> **Supplied information**
● ● ● ●
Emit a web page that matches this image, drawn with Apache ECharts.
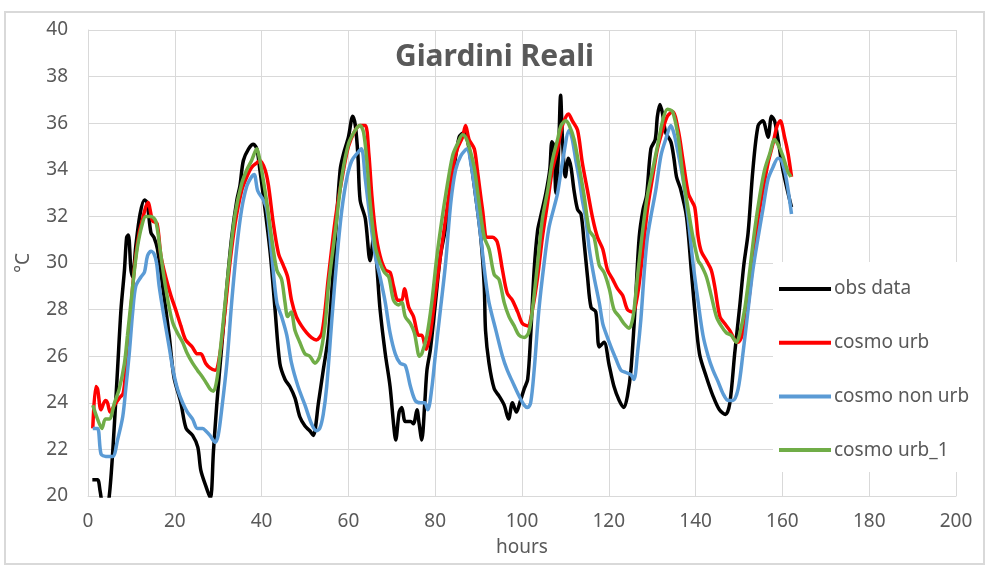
<!DOCTYPE html>
<html>
<head>
<meta charset="utf-8">
<title>Giardini Reali</title>
<script src="https://cdn.jsdelivr.net/npm/echarts@6/dist/echarts.min.js"></script>
<style>
  html, body { margin: 0; padding: 0; background: #ffffff; }
  #chart { width: 989px; height: 570px; }
</style>
</head>
<body>
<div id="chart"></div>
<script>
// Hourly air temperature at Giardini Reali: observations vs. COSMO runs
const seriesNames = ['obs data', 'cosmo urb', 'cosmo non urb', 'cosmo urb_1'];
const seriesColors = ['#000000', '#ff0000', '#5b9bd5', '#70ad47'];

const xTicks = [0, 20, 40, 60, 80, 100, 120, 140, 160, 180, 200];
const yTicks = [20, 22, 24, 26, 28, 30, 32, 34, 36, 38, 40];

const obsHours = [1.0,2.2,2.8,3.5,4.3,4.9,5.7,6.8,7.6,8.4,8.9,9.3,9.9,10.3,11.0,12.0,13.0,13.6,14.5,15.2,16.0,17.5,18.7,19.8,21.4,22.6,24.1,25.3,26.0,27.2,28.2,28.9,29.7,30.8,32.0,33.1,34.3,35.0,35.8,37.0,38.1,38.9,39.6,40.8,42.0,43.1,44.2,45.4,46.5,47.7,48.8,50.0,51.1,51.9,53.1,54.2,55.4,57.0,58.1,58.9,60.0,61.0,61.6,62.2,62.7,63.9,65.0,65.8,67.3,68.5,69.6,70.4,70.9,71.7,72.3,73.1,74.3,75.0,75.8,76.3,76.9,77.6,78.1,78.9,80.0,81.2,82.5,84.0,85.5,86.7,87.4,88.2,89.3,90.5,91.3,91.6,92.4,93.6,94.7,95.9,96.9,97.8,98.7,99.5,100.5,101.3,102.0,102.8,103.6,104.3,105.5,106.4,106.9,107.4,107.8,108.4,108.9,109.3,110.0,110.7,111.3,112.0,112.8,113.6,114.3,115.1,115.9,117.0,117.8,118.9,120.1,121.2,122.4,123.5,124.3,125.1,126.1,127.0,127.9,128.7,129.7,130.7,131.2,131.8,132.4,133.1,134.3,135.0,135.6,136.5,137.9,139.0,139.8,140.9,142.5,144.0,145.5,146.9,147.9,149.0,150.2,151.1,152.1,153.2,154.4,155.5,156.7,157.5,158.2,159.0,160.1,161.3,162.1];
const obsTemps = [20.7,20.7,20.2,19.6,19.6,20.0,21.9,25.4,28.0,29.7,31.1,31.2,29.7,29.4,30.7,32.1,32.7,32.6,31.3,31.1,30.6,28.6,26.9,25.1,24.0,22.9,22.6,22.1,21.1,20.4,19.9,21.9,24.0,26.4,29.0,31.1,32.7,33.3,34.4,34.9,35.1,34.9,34.0,32.3,30.4,28.0,25.7,25.0,24.7,24.2,23.4,23.0,22.8,22.6,24.0,25.4,26.9,31.1,34.0,34.7,35.4,36.3,35.9,34.6,32.7,31.9,30.1,31.1,28.0,26.1,24.7,23.1,22.4,23.6,23.8,23.2,23.2,23.1,23.7,23.1,22.4,24.0,25.4,26.3,28.2,30.3,31.6,33.6,35.4,35.6,35.3,34.4,32.9,31.1,29.0,27.1,25.7,24.6,24.3,23.9,23.3,24.0,23.6,24.0,24.6,25.0,26.9,29.7,31.4,32.0,33.0,34.0,35.2,35.0,33.0,34.7,37.2,35.4,33.7,34.5,34.1,33.1,32.3,32.1,30.9,29.4,28.1,27.9,26.4,26.6,25.6,24.7,24.1,23.8,24.3,25.4,28.2,31.1,32.3,32.9,34.9,35.3,36.3,36.8,36.4,35.6,35.2,34.5,33.7,33.2,32.0,29.7,28.0,26.1,25.1,24.3,23.7,23.5,24.0,26.1,28.2,29.9,31.3,34.0,35.9,36.1,35.4,36.3,36.1,35.3,34.0,33.0,32.4];

const urbHours = [1.1,1.8,2.2,3.0,4.0,4.5,5.1,6.1,7.2,8.1,8.7,9.5,10.3,11.0,11.8,12.6,13.3,13.9,14.3,14.9,15.9,16.8,17.9,19.1,20.2,21.4,22.5,24.0,25.2,26.0,27.1,28.1,29.3,30.4,31.6,32.7,33.9,35.4,36.6,37.7,38.9,39.6,40.8,41.6,42.7,43.9,45.0,46.0,46.9,48.0,49.2,50.4,51.5,52.6,53.9,55.4,57.0,58.5,60.0,61.6,62.7,63.9,64.7,65.4,66.2,67.3,68.5,69.6,70.4,71.4,72.3,72.9,73.9,75.0,76.2,76.9,77.9,78.9,80.0,81.2,82.4,84.0,85.1,86.3,87.0,87.8,89.0,89.7,90.9,92.0,93.2,94.3,95.5,96.6,97.8,99.0,100.1,101.3,102.4,103.6,104.7,105.9,107.0,108.2,109.3,110.7,111.6,112.8,113.9,115.1,116.3,117.4,118.6,119.7,120.9,122.0,123.2,124.3,125.5,126.6,127.8,128.9,130.1,131.2,132.4,133.5,134.7,136.0,137.1,138.3,139.0,139.8,140.6,141.3,142.5,143.6,144.4,145.6,146.7,147.9,149.0,149.8,150.9,152.1,153.2,154.4,155.5,156.7,157.8,158.8,159.5,160.5,161.3,162.1];
const urbTemps = [22.9,24.7,24.6,23.7,24.1,24.0,23.6,23.9,24.2,24.4,25.4,27.1,29.0,30.3,31.3,31.9,32.4,32.6,32.3,31.8,31.7,30.3,29.4,28.6,28.0,27.3,26.7,26.4,26.1,26.1,25.7,25.5,25.4,26.1,28.0,30.0,31.7,33.1,33.7,34.1,34.3,34.4,34.0,33.3,31.7,30.4,29.9,29.4,28.4,27.7,27.3,27.0,26.8,26.7,27.0,29.4,31.9,33.6,35.0,35.7,35.9,35.9,34.7,32.9,31.4,30.3,29.7,29.6,29.0,28.4,28.4,28.9,28.1,27.7,26.9,26.9,26.3,27.0,28.6,30.3,31.9,34.0,34.9,35.4,35.9,35.3,34.9,34.0,32.3,31.1,31.1,30.9,29.7,28.7,28.4,27.9,27.4,27.3,28.0,29.4,31.1,32.6,34.0,34.9,35.9,36.4,36.1,35.7,34.3,33.1,31.9,31.1,30.6,29.7,29.3,28.9,28.6,28.0,27.9,28.6,30.4,32.3,33.7,34.9,35.7,36.3,36.5,35.7,34.4,33.0,32.7,32.4,31.1,30.5,30.1,29.7,29.0,27.7,27.4,27.1,26.7,26.6,27.0,28.2,30.0,31.9,33.1,34.3,35.1,35.9,36.1,35.4,34.7,33.7];

const nonUrbHours = [1.1,2.2,3.0,4.1,5.7,6.8,8.0,8.7,9.5,10.3,11.0,12.2,13.0,13.7,14.5,15.2,15.8,16.4,17.5,18.7,19.6,20.6,21.8,22.9,24.1,25.2,26.4,27.1,28.1,29.3,30.0,30.8,32.0,33.1,34.3,35.4,36.6,37.7,38.3,39.1,40.4,41.2,42.3,43.5,44.6,45.8,46.9,48.4,50.0,51.5,52.6,53.4,54.2,55.0,56.2,57.4,58.5,59.7,60.8,62.0,63.0,63.9,65.0,66.2,67.3,68.5,69.6,70.8,71.9,73.1,74.3,75.4,76.6,77.6,78.3,79.2,80.0,81.2,82.4,83.6,84.7,85.9,87.4,88.2,89.3,90.5,91.6,92.4,94.0,95.5,96.6,97.8,99.3,100.5,101.3,102.0,102.8,103.9,105.1,106.2,107.4,108.2,109.3,110.9,111.6,112.4,113.2,113.9,114.7,115.5,116.6,117.8,118.6,119.3,120.5,121.6,122.8,123.9,125.1,125.8,126.6,127.4,128.2,128.9,129.7,130.8,132.0,133.1,134.3,135.1,136.0,137.1,138.3,139.4,140.6,141.7,142.9,144.0,145.2,146.3,147.5,148.6,149.8,150.9,152.1,153.2,154.4,155.5,156.7,157.8,159.0,159.8,160.9,162.1];
const nonUrbTemps = [22.9,22.9,21.8,21.7,21.7,22.4,23.4,24.6,26.1,27.9,29.0,29.4,29.6,30.3,30.5,30.4,30.0,29.0,27.7,26.4,25.4,24.6,24.0,23.6,23.3,22.9,22.9,22.8,22.6,22.3,22.6,23.7,25.7,28.3,30.7,32.3,33.3,33.7,33.8,33.1,32.7,32.3,30.4,28.3,27.7,26.9,25.7,24.7,23.9,23.1,22.8,22.9,23.5,24.7,27.6,30.3,32.3,33.7,34.4,34.7,34.9,33.6,31.9,30.3,29.4,28.3,27.0,26.1,25.7,25.6,24.7,24.1,24.0,24.0,23.7,24.6,26.0,28.0,30.0,32.6,34.0,34.6,34.9,34.3,32.9,31.1,29.3,28.3,27.1,26.0,25.4,24.9,24.3,23.9,23.8,24.0,25.4,28.0,30.0,31.5,32.4,33.0,34.3,35.7,35.3,34.4,33.6,32.7,31.9,30.6,29.4,28.3,27.4,27.0,26.4,25.9,25.4,25.3,25.2,25.0,26.1,27.6,29.7,31.1,32.0,33.1,34.6,35.3,35.9,35.5,34.7,33.6,31.9,30.0,28.3,26.9,26.0,25.4,24.9,24.4,24.1,24.1,24.6,26.1,28.0,29.7,31.1,32.3,33.6,34.1,34.5,34.4,33.6,32.1];

const urb1Hours = [1.1,2.2,3.2,4.0,4.9,6.1,7.2,8.4,9.1,9.9,10.7,11.4,12.4,13.3,14.5,15.6,16.6,17.5,18.7,19.6,20.6,21.8,22.9,24.1,25.2,26.4,27.1,28.1,28.9,29.7,30.4,31.6,32.7,33.9,35.4,36.6,37.7,38.9,39.4,40.0,41.2,42.3,43.5,44.6,45.4,46.0,46.8,47.7,48.8,50.0,51.1,52.3,53.4,54.6,55.4,57.0,58.5,60.0,61.6,62.7,63.5,64.3,65.0,66.2,67.3,68.3,69.3,70.4,71.5,72.3,73.1,74.3,75.2,75.8,76.3,76.9,78.1,79.2,80.4,81.5,82.4,84.0,85.1,86.3,87.0,87.8,89.0,90.1,91.3,92.4,93.6,94.7,95.9,97.0,98.2,99.3,100.5,101.5,102.4,103.6,104.7,105.9,107.0,108.2,109.0,110.1,110.9,112.0,113.2,114.3,115.5,116.6,117.8,118.9,120.1,121.2,122.4,123.5,124.7,125.6,126.6,127.8,128.9,130.1,131.2,132.4,133.5,134.7,136.0,137.1,138.3,139.4,140.6,141.3,142.5,143.6,144.8,145.9,147.1,148.2,149.4,150.1,151.3,152.5,153.6,154.8,155.9,157.1,158.2,159.2,160.1,161.3,162.0];
const urb1Temps = [23.9,23.3,22.9,23.3,23.3,24.0,24.6,25.7,26.9,28.3,29.7,30.7,31.6,32.0,32.0,31.8,30.6,29.4,28.1,27.4,27.0,26.6,26.1,25.7,25.4,25.1,24.9,24.6,24.5,25.0,26.1,28.3,30.3,32.1,33.4,34.0,34.4,34.9,34.6,34.0,32.6,31.1,29.7,29.3,28.3,27.7,27.9,27.1,26.6,26.1,26.0,25.7,26.0,27.3,29.0,31.4,33.7,35.1,35.7,35.9,35.6,34.3,32.6,30.7,30.0,29.6,29.4,28.4,28.2,28.3,27.7,27.4,27.0,26.4,26.0,26.1,26.9,28.3,30.3,31.8,32.9,34.6,35.1,35.5,35.4,35.0,34.1,32.6,31.1,30.6,29.5,29.3,28.3,27.7,27.3,26.9,26.8,27.0,28.0,30.0,31.9,33.1,34.4,35.3,35.9,36.1,35.9,35.3,34.1,32.9,31.4,31.1,29.9,29.6,28.9,28.0,27.7,27.4,27.2,27.7,29.4,31.4,32.9,34.0,35.0,36.1,36.6,36.5,35.4,33.7,32.3,31.1,30.1,29.9,29.4,28.6,27.7,27.3,27.0,26.9,26.6,26.9,28.0,29.7,31.4,32.9,34.0,34.7,35.3,35.0,34.6,33.9,33.7];

const hourLists = [obsHours, urbHours, nonUrbHours, urb1Hours];
const tempLists = [obsTemps, urbTemps, nonUrbTemps, urb1Temps];

const textGrey = '#595959';
const gridGrey = '#d9d9d9';
const fontFamily = "'Noto Sans', 'Open Sans', sans-serif";

function pairUp(hours, temps) {
  return hours.map((h, i) => [h, temps[i]]);
}

const chart = echarts.init(document.getElementById('chart'), null, { renderer: 'canvas' });

chart.setOption({
  animation: false,
  backgroundColor: '#ffffff',
  textStyle: { fontFamily: fontFamily },
  title: {
    text: 'Giardini Reali',
    left: 'center',
    top: 37,
    textStyle: { fontSize: 30, fontWeight: 'bold', color: textGrey, fontFamily: fontFamily }
  },
  graphic: [{
    type: 'rect',
    shape: { x: 5, y: 12, width: 979, height: 552 },
    style: { fill: 'none', stroke: gridGrey, lineWidth: 2 },
    silent: true,
    z: -1
  }],
  grid: { left: 88, right: 33, top: 30, bottom: 74, containLabel: false },
  legend: {
    orient: 'vertical',
    left: 773,
    top: 262,
    width: 212,
    backgroundColor: '#ffffff',
    padding: [17, 12, 12, 6],
    itemGap: 33.7,
    itemWidth: 52,
    itemHeight: 4,
    icon: 'rect',
    textStyle: { fontSize: 19, lineHeight: 20, color: textGrey, fontFamily: fontFamily, padding: [0, 0, 0, -2] },
    data: seriesNames
  },
  xAxis: {
    type: 'value',
    min: xTicks[0],
    max: xTicks[xTicks.length - 1],
    interval: xTicks[1] - xTicks[0],
    name: 'hours',
    nameLocation: 'middle',
    nameGap: 42,
    nameTextStyle: { fontSize: 19, color: textGrey, fontFamily: fontFamily },
    axisLine: { show: true, lineStyle: { color: gridGrey, width: 1 } },
    axisTick: { show: false },
    axisLabel: { fontSize: 19, color: textGrey, margin: 16, fontFamily: fontFamily },
    splitLine: { show: true, lineStyle: { color: gridGrey, width: 1 } }
  },
  yAxis: {
    type: 'value',
    min: yTicks[0],
    max: yTicks[yTicks.length - 1],
    interval: yTicks[1] - yTicks[0],
    name: '°C',
    nameLocation: 'middle',
    nameGap: 55,
    nameRotate: 90,
    nameTextStyle: { fontSize: 19, color: textGrey, fontFamily: fontFamily },
    axisLine: { show: true, lineStyle: { color: gridGrey, width: 1 } },
    axisTick: { show: false },
    axisLabel: { fontSize: 19, color: textGrey, margin: 20, fontFamily: fontFamily },
    splitLine: { show: true, lineStyle: { color: gridGrey, width: 1 } }
  },
  series: seriesNames.map((name, i) => ({
    name: name,
    type: 'line',
    data: pairUp(hourLists[i], tempLists[i]),
    showSymbol: false,
    symbol: 'none',
    smooth: 0.3,
    clip: true,
    lineStyle: { color: seriesColors[i], width: 3.5 },
    itemStyle: { color: seriesColors[i] },
    z: 2 + i
  }))
});
</script>
</body>
</html>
● ● ● ●
Leave out the pictures and repeat exactly the lines from the start of the material through the line that contains "36, 38, 40];", both included.

> **Response for this exercise**
Emit a web page that matches this image, drawn with Apache ECharts.
<!DOCTYPE html>
<html>
<head>
<meta charset="utf-8">
<title>Giardini Reali</title>
<script src="https://cdn.jsdelivr.net/npm/echarts@6/dist/echarts.min.js"></script>
<style>
  html, body { margin: 0; padding: 0; background: #ffffff; }
  #chart { width: 989px; height: 570px; }
</style>
</head>
<body>
<div id="chart"></div>
<script>
// Hourly air temperature at Giardini Reali: observations vs. COSMO runs
const seriesNames = ['obs data', 'cosmo urb', 'cosmo non urb', 'cosmo urb_1'];
const seriesColors = ['#000000', '#ff0000', '#5b9bd5', '#70ad47'];

const xTicks = [0, 20, 40, 60, 80, 100, 120, 140, 160, 180, 200];
const yTicks = [20, 22, 24, 26, 28, 30, 32, 34, 36, 38, 40];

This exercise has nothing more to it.